Er ersann auch das, was infolge der Beschränkungen einer Mangelwirtschaft nie in Produktion gegangen ist, einen wie ein „Westwagen“ anmutender Trabi etwa oder ein stapelbares Bank- und Stuhlsystem aus Kunststoff. Der „Simson“ gab er mit dem geschwungenen Tank ihre dynamische Gestalt. So wie sie da im Museum stand, prominent platziert und ausgeleuchtet, wurde offenbar: Hier sehen wir vollkommen auf die Funktion reduzierte Form, keine Schraube zu viel, und der „Bananentank“ ist Dreh- und Angelpunkt der umgebenden, offen gezeigten Technik. Tank und Seitendeckel sind das künstlerische Moment, das alles zusammenführt und die Maschine zu einem eleganten Gebrauchsartikel macht.

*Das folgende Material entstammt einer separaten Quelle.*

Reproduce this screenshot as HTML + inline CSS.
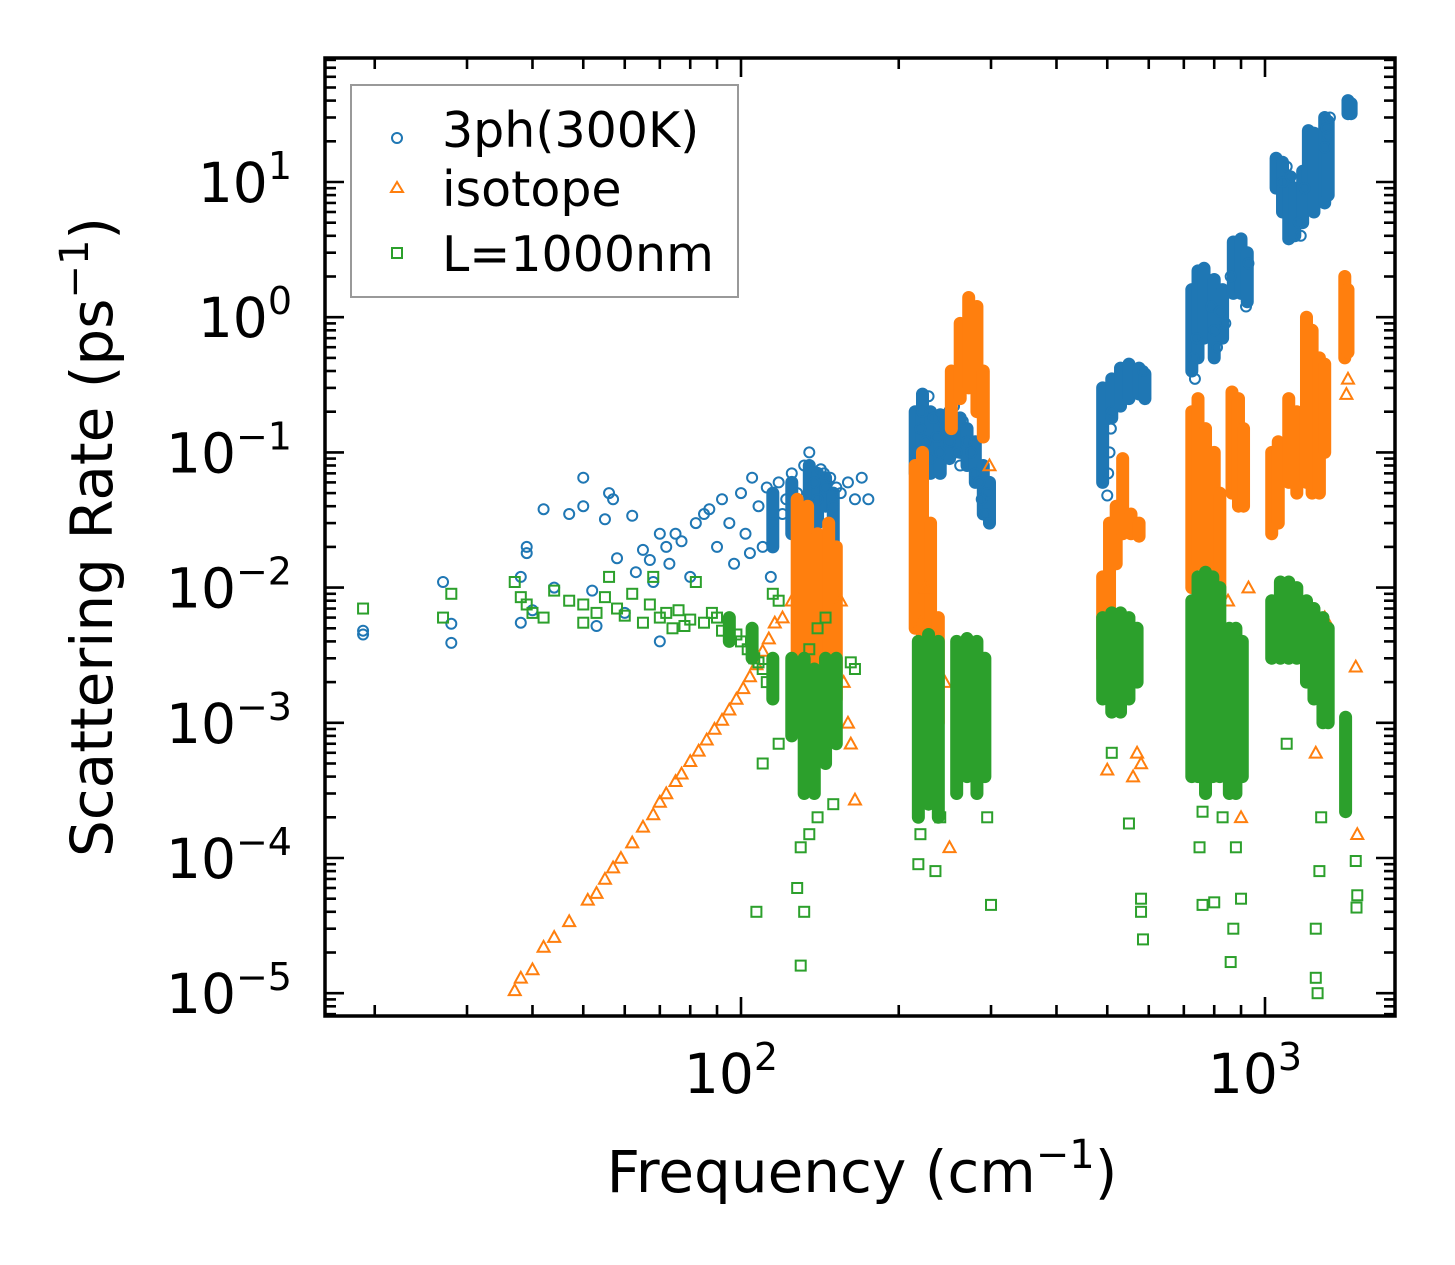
<!DOCTYPE html>
<html><head><meta charset="utf-8"><style>
body{margin:0;background:#fff;}
svg text{font-family:"DejaVu Sans","Liberation Sans",sans-serif;fill:#000;}
</style></head><body>
<svg id="chart" width="1455" height="1265" viewBox="0 0 1455 1265" xmlns="http://www.w3.org/2000/svg" style="position:absolute;left:0;top:0">
<rect width="1455" height="1265" fill="#fff"/>
<g id="marks"></g>
<g id="axes"></g>
</svg>
<script>
// ---- scattered points (frequency cm^-1, rate ps^-1) ----
const phFreq=[19,19,27,28,28,38,39,39,38,40,42,44,47,50,50,52,53,55,56,57,58,60,62,63,65,67,68,70,70,72,73,75,77,80,82,85,87,90,92,95,97,100,102,105,108,110,112,115,118,120,122,125,128,130,132,135,138,140,142,145,148,150,155,160,165,170,175,104,114,126,134,144,152,
215,218,220,222,225,228,230,233,236,240,245,250,255,258,262,265,270,275,280,285,288,292,295,298,
500,502,505,508,510,585,
730,735,740,790,800,810,820,840,860,930,920,
1080,1100,1120,1160,1170,1190,1300,1310,1320,1330];
const phRate=[0.0045,0.0048,0.011,0.0054,0.0039,0.012,0.018,0.02,0.0055,0.0068,0.038,0.01,0.035,0.065,0.04,0.0095,0.0052,0.032,0.05,0.045,0.0165,0.0065,0.034,0.013,0.019,0.016,0.011,0.025,0.004,0.02,0.015,0.025,0.022,0.012,0.03,0.035,0.038,0.02,0.045,0.03,0.015,0.05,0.025,0.065,0.04,0.02,0.055,0.03,0.06,0.035,0.045,0.07,0.05,0.035,0.08,0.1,0.06,0.045,0.075,0.055,0.065,0.04,0.05,0.06,0.045,0.065,0.045,0.018,0.012,0.028,0.042,0.07,0.055,
0.1,0.07,0.15,0.2,0.12,0.26,0.09,0.18,0.13,0.1,0.16,0.12,0.22,0.1,0.08,0.17,0.12,0.1,0.07,0.06,0.045,0.035,0.05,0.03,
0.048,0.07,0.1,0.15,0.2,0.4,
0.5,0.35,0.7,1.2,0.8,0.6,1.1,0.9,2.0,2.5,1.2,
10,13,11,5,4,9,18,25,22,30];
const isoFreq=[37,38,40,42,44,47,51,53,55,57,59,62,65,68,70,72,75,77,80,83,86,89,92,95,98,101,104,107,110,113,116,
120,125,155,157,160,162,165,130,132,135,
245,250,298,220,225,
500,580,570,560,540,
750,820,900,850,930,
1490,1500,1200,1250,1300,1440,1430];
const isoRate=[1.05e-5,1.3e-5,1.5e-5,2.2e-5,2.6e-5,3.4e-5,4.9e-5,5.5e-5,7e-5,8.5e-5,1e-4,1.3e-4,1.7e-4,2.1e-4,2.6e-4,3e-4,3.7e-4,4.2e-4,5.2e-4,6.2e-4,7.5e-4,9e-4,1.05e-3,1.25e-3,1.5e-3,1.8e-3,2.2e-3,2.7e-3,3.4e-3,4.2e-3,5.5e-3,
0.006,0.008,0.008,0.002,0.001,0.0007,0.00027,0.0025,0.001,0.0007,
0.002,0.00012,0.08,0.0055,0.01,
0.00045,0.0005,0.0006,0.0004,0.006,
0.003,0.0004,0.0002,0.008,0.01,
0.0026,0.00015,0.003,0.0006,0.006,0.35,0.27];
const grFreq=[19,27,28,37,38,39,40,42,44,47,50,50,53,55,56,58,60,62,65,67,68,70,72,74,76,78,80,82,85,88,90,92,98,100,103,106,108,110,112,115,118,107,130,132,128,130,135,140,150,135,140,145,110,118,162,165,
218,220,235,240,300,295,
580,585,580,550,510,
760,800,860,870,900,750,830,760,880,
1100,1260,1250,1250,1270,1280,1495,1500,1490];
const grRate=[0.007,0.006,0.009,0.011,0.0085,0.0075,0.0065,0.006,0.0095,0.008,0.0075,0.0055,0.0065,0.0085,0.012,0.007,0.0062,0.009,0.0055,0.0075,0.012,0.006,0.0065,0.005,0.0068,0.0052,0.0058,0.011,0.0055,0.0065,0.006,0.0048,0.0045,0.004,0.0035,0.003,0.0028,0.0025,0.002,0.009,0.008,4e-5,1.6e-5,4e-5,6e-5,0.00012,0.00015,0.0002,0.00025,0.0035,0.005,0.006,0.0005,0.0007,0.0028,0.0025,
9e-5,0.00015,8e-5,0.0002,4.5e-5,0.0002,
5e-5,2.5e-5,4e-5,0.00018,0.0006,
4.5e-5,4.7e-5,1.7e-5,3e-5,5e-5,0.00012,0.0002,0.00022,0.00012,
0.0007,1e-5,1.3e-5,3e-5,8e-5,0.0002,4.3e-5,5.3e-5,9.5e-5];

// ---- dense vertical streaks: frequency, low rate, high rate ----
const phStreakFreq=[115,125,135,140,145,150,215,222,230,240,250,262,270,280,290,298,490,510,530,550,575,590,725,745,765,800,830,870,900,925,1050,1080,1110,1140,1180,1210,1240,1300,1320,1440,1460];
const phStreakLo=[0.02,0.025,0.035,0.03,0.04,0.02,0.07,0.06,0.07,0.07,0.09,0.1,0.08,0.06,0.035,0.03,0.06,0.18,0.22,0.25,0.27,0.25,0.4,0.5,0.7,0.5,0.7,1.5,1.5,1.3,9,6,3.8,4,5,8,6,7,8,32,32];
const phStreakHi=[0.05,0.06,0.08,0.07,0.065,0.05,0.2,0.27,0.2,0.19,0.2,0.18,0.15,0.12,0.08,0.06,0.3,0.35,0.42,0.45,0.42,0.38,1.6,2.2,2.3,1.9,1.6,3.6,3.8,3.0,15,14,11,9,12,24,23,30,28,40,38];
const isoStreakFreq=[128,134,140,147,152,215,222,230,238,252,262,272,282,290,490,505,520,535,555,575,725,745,770,800,820,865,890,910,1030,1060,1110,1150,1200,1230,1270,1300,1420,1440];
const isoStreakLo=[0.0015,0.0025,0.003,0.003,0.0015,0.005,0.003,0.002,0.001,0.15,0.25,0.3,0.2,0.13,0.003,0.006,0.015,0.025,0.025,0.024,0.01,0.015,0.008,0.01,0.008,0.05,0.04,0.04,0.025,0.03,0.06,0.05,0.06,0.05,0.05,0.1,0.5,0.55];
const isoStreakHi=[0.045,0.04,0.025,0.03,0.02,0.08,0.1,0.03,0.006,0.4,0.9,1.4,1.2,0.4,0.012,0.03,0.04,0.09,0.035,0.03,0.2,0.25,0.15,0.1,0.05,0.28,0.25,0.15,0.1,0.12,0.25,0.2,1.0,0.8,0.5,0.45,2.0,1.6];
const grStreakFreq=[95,105,115,125,132,138,145,152,218,228,238,258,270,282,292,490,510,530,550,570,725,745,770,795,820,855,880,905,1030,1070,1110,1150,1200,1240,1290,1320,1425];
const grStreakLo=[0.004,0.003,0.0015,0.0008,0.0003,0.0003,0.0005,0.0007,0.0002,0.00025,0.0002,0.0003,0.0004,0.0003,0.0004,0.0015,0.0012,0.0012,0.0015,0.002,0.0004,0.0004,0.0003,0.0004,0.0004,0.0003,0.0003,0.0004,0.003,0.003,0.003,0.003,0.002,0.0015,0.001,0.001,0.00022];
const grStreakHi=[0.006,0.005,0.003,0.003,0.003,0.0025,0.003,0.003,0.004,0.0045,0.004,0.004,0.0042,0.004,0.003,0.006,0.0065,0.0065,0.006,0.005,0.008,0.012,0.013,0.012,0.01,0.005,0.005,0.004,0.008,0.011,0.011,0.01,0.008,0.007,0.006,0.005,0.0011];

const xTickVals=[100,1000];
const xTickLabels=["2","3"];
const yTickVals=[10,1,0.1,0.01,0.001,0.0001,0.00001];
const yTickLabels=["1","0","\u22121","\u22122","\u22123","\u22124","\u22125"];

const L=325,R=1395,T=58,B=1016;
const X100=741,XDEC=524;
const Y10=182,YDEC=135.2;
const xs=v=>X100+(Math.log10(v)-2)*XDEC;
const ys=v=>Y10-(Math.log10(v)-1)*YDEC;
const NS="http://www.w3.org/2000/svg";
function mk(tag,attrs,parent){const e=document.createElementNS(NS,tag);for(const k in attrs)e.setAttribute(k,attrs[k]);parent.appendChild(e);return e;}
const marks=document.getElementById('marks');
const axes=document.getElementById('axes');
const C1='#1f77b4',C2='#ff7f0e',C3='#2ca02c';

function circ(g,x,y){return mk('circle',{cx:x,cy:y,r:5,fill:'none',stroke:C1,'stroke-width':2},g);}
function tri(g,x,y){const s=6;return mk('polygon',{points:`${x},${y-s} ${x-s},${y+s*0.8} ${x+s},${y+s*0.8}`,fill:'none',stroke:C2,'stroke-width':2},g);}
function sq(g,x,y){const s=5;return mk('rect',{x:x-s,y:y-s,width:2*s,height:2*s,fill:'none',stroke:C3,'stroke-width':2},g);}
function streak(g,f,lo,hi,col){return mk('line',{x1:xs(f),y1:ys(lo),x2:xs(f),y2:ys(hi),stroke:col,'stroke-width':13,'stroke-linecap':'round'},g);}

function series(name,fr,rt,sf,slo,shi,fn,col){
  const g=mk('g',{},marks);
  
  
  sf.forEach((f,i)=>{const e=streak(g,f,slo[i],shi[i],col);
    
    });
  fr.forEach((f,i)=>{const e=fn(g,xs(f),ys(rt[i]));
    
    });
}
series('series-3ph',phFreq,phRate,phStreakFreq,phStreakLo,phStreakHi,circ,C1);
series('series-isotope',isoFreq,isoRate,isoStreakFreq,isoStreakLo,isoStreakHi,tri,C2);
series('series-boundary',grFreq,grRate,grStreakFreq,grStreakLo,grStreakHi,sq,C3);

const frame=mk('rect',{x:L,y:T,width:R-L,height:B-T,fill:'none',stroke:'#000','stroke-width':3.5},axes);


for(let d=1;d<=3;d++){for(let m=1;m<=9;m++){const v=m*Math.pow(10,d);const x=xs(v);if(x<L||x>R)continue;
const len=m===1?19:11;
mk('line',{x1:x,y1:B,x2:x,y2:B-len,stroke:'#000','stroke-width':2.6},axes);
mk('line',{x1:x,y1:T,x2:x,y2:T+len,stroke:'#000','stroke-width':2.6},axes);}}
for(let d=-6;d<=1;d++){for(let m=1;m<=9;m++){const v=m*Math.pow(10,d);const y=ys(v);if(y<T||y>B)continue;
const len=m===1?19:11;
mk('line',{x1:L,y1:y,x2:L+len,y2:y,stroke:'#000','stroke-width':2.6},axes);
mk('line',{x1:R,y1:y,x2:R-len,y2:y,stroke:'#000','stroke-width':2.6},axes);}}
xTickVals.forEach((v,i)=>{const x=xs(v);
const t=mk('text',{x:x-10,y:1093,'font-size':55,'text-anchor':'middle'},axes);


t.textContent='10';
const s=mk('tspan',{dy:-23,'font-size':38},t);s.textContent=xTickLabels[i];});
yTickVals.forEach((v,i)=>{const y=ys(v);
const t=mk('text',{x:292,y:y+20,'font-size':55,'text-anchor':'end'},axes);


const a=mk('tspan',{},t);a.textContent='10';
const s=mk('tspan',{dy:-23,'font-size':38},t);s.textContent=yTickLabels[i];});
</script>
<svg style="position:absolute;left:0;top:0" width="1455" height="1265" xmlns="http://www.w3.org/2000/svg">
<text x="862" y="1192" font-size="58" text-anchor="middle" font-family="DejaVu Sans, Liberation Sans, sans-serif">Frequency (cm<tspan dy="-24" font-size="40">−1</tspan><tspan dy="24">)</tspan></text>
<text transform="translate(112,537) rotate(-90)" font-size="58" text-anchor="middle" font-family="DejaVu Sans, Liberation Sans, sans-serif">Scattering Rate (ps<tspan dy="-24" font-size="40">−1</tspan><tspan dy="24">)</tspan></text>
<g>
<rect x="351" y="85" width="387" height="212" fill="#fff" fill-opacity="0.8" stroke="#999" stroke-width="2"/>
<circle cx="397" cy="138" r="5" fill="none" stroke="#1f77b4" stroke-width="2"/>
<polygon points="397,182 391,192 403,192" fill="none" stroke="#ff7f0e" stroke-width="2"/>
<rect x="392" y="248" width="10" height="10" fill="none" stroke="#2ca02c" stroke-width="2"/>
<text x="442" y="147" font-size="49" font-family="DejaVu Sans, Liberation Sans, sans-serif">3ph(300K)</text>
<text x="442" y="206" font-size="49" font-family="DejaVu Sans, Liberation Sans, sans-serif">isotope</text>
<text x="442" y="271" font-size="49" font-family="DejaVu Sans, Liberation Sans, sans-serif">L=1000nm</text>
</g>
</svg>
</body></html>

Angesichts dieses Anblicks und der Wertschätzung, die das Gerät erfuhr, kam noch einmal ein bisschen Reue in mir auf, dass ich mich davon getrennt hatte. Sei es drum: Vielleicht verdankt sich die große Renaissance des Fahrzeugtyps auf dem Land auch seiner Design-Qualität, dachte ich, und freue mich seitdem umso mehr, wenn es hinter mir unverkennbar jault und ein liebevoll gepflegtes Moped seine Fahne verbrannten Gemischs durch die Straßen zieht. Und immer, so scheint es mir, ist bei den Fahrern auch ein bisschen Trotz dabei.